Even though the eventual demise of Blackberry will come as a surprise to no one (especially with its ongoing lack of integration with cloud services), I will still feel some degree of sadness when the time comes. After all, if you’ve ever been a member of IT staff, there’s a good chance that you’ve used a Blackberry as a reliable tool for supporting your systems. Even today, there are even now a number of reliable apps on the Blackberry platform that are of immense use to any developer, devop, or sysadmin. Take Metamessage, for instance. Essentially, it provides one with the ability to monitor emails and to be alerted with a repeated ringing if an email meets some sort of criteria.

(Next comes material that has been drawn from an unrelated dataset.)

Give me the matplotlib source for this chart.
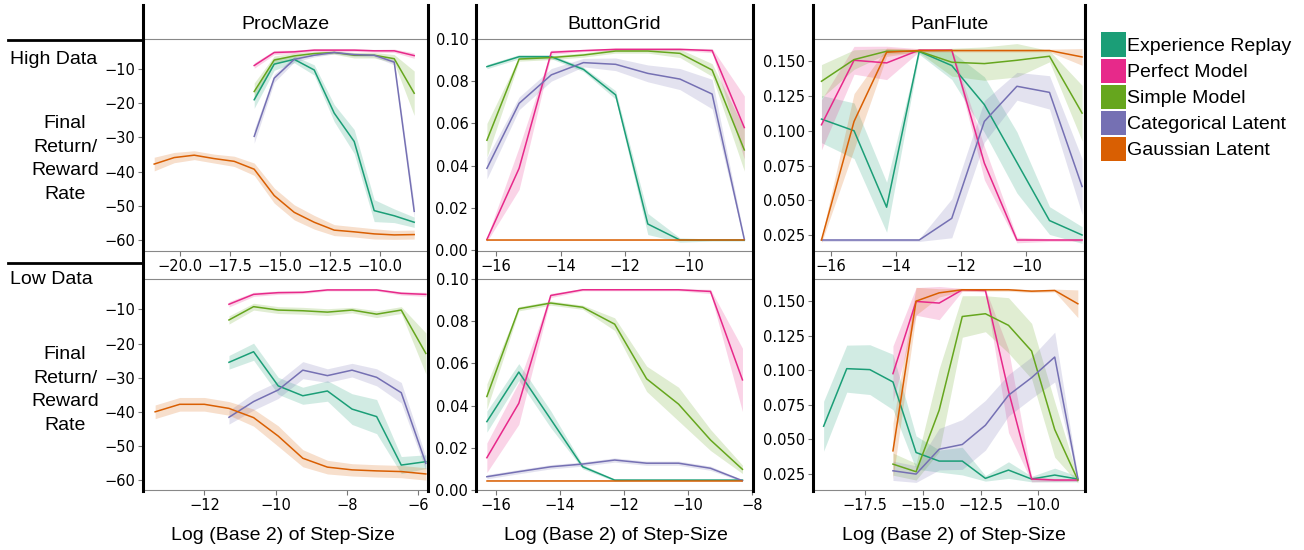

If you’ve ever needed a blaring siren to awake you from your sleep due to a gigantic monster stepping on one of your servers, then this app fits the bill. Plus, it has over a decade of use by quite a few companies; sustaining such operations for so long helps to prove its reliability. However, despite its popularity among IT staff, you can’t find it on Android. In fact, the overall Android platform and app store doesn’t quite have the same roster of enterprise tools as the list for the Blackberry. (More than likely, that’s probably due the Blackberry’s origins as a product for email and enterprise, unlike the smartphones of today and the mainstream’s use of multimedia as the primary functionality.) If you look for any app with the same value and support offered by Metamessage, you’ll be hard pressed to find one.
Which, in turn, makes me think…maybe such simple enterprise tools shouldn’t be platform-dependent apps after all. Instead, I see an opportunity for a startup online service that could fill such a vacuum. Take the example of Metamessage again. Basically, one could create a service version that would just need an account with information about the client (including the detailed email criteria). Then, using simple rules specified in his/her email client (like Outlook or Gmail), the client could forward ‘candidate emails’ to the service. (These candidate emails may not fit all of the rules in the needed criteria, but at the least, the client wouldn’t forward all of their emails, most of which are likely not applicable.) Then, when a forwarded candidate email qualifies according to the criteria, the online service could repeatedly pester the client with an alert, such as through a series of repeated phone calls. I could even see metadata-driven design helping to paint the picture of the overall architecture. Obviously, there’s some work involved in order to create such a service, but if one were to aggregate all of such IT productivity tools out there into one space, it might be a lucrative form of passive income for the creator.
It’s just a thought…one that I can hopefully expand upon in the near future.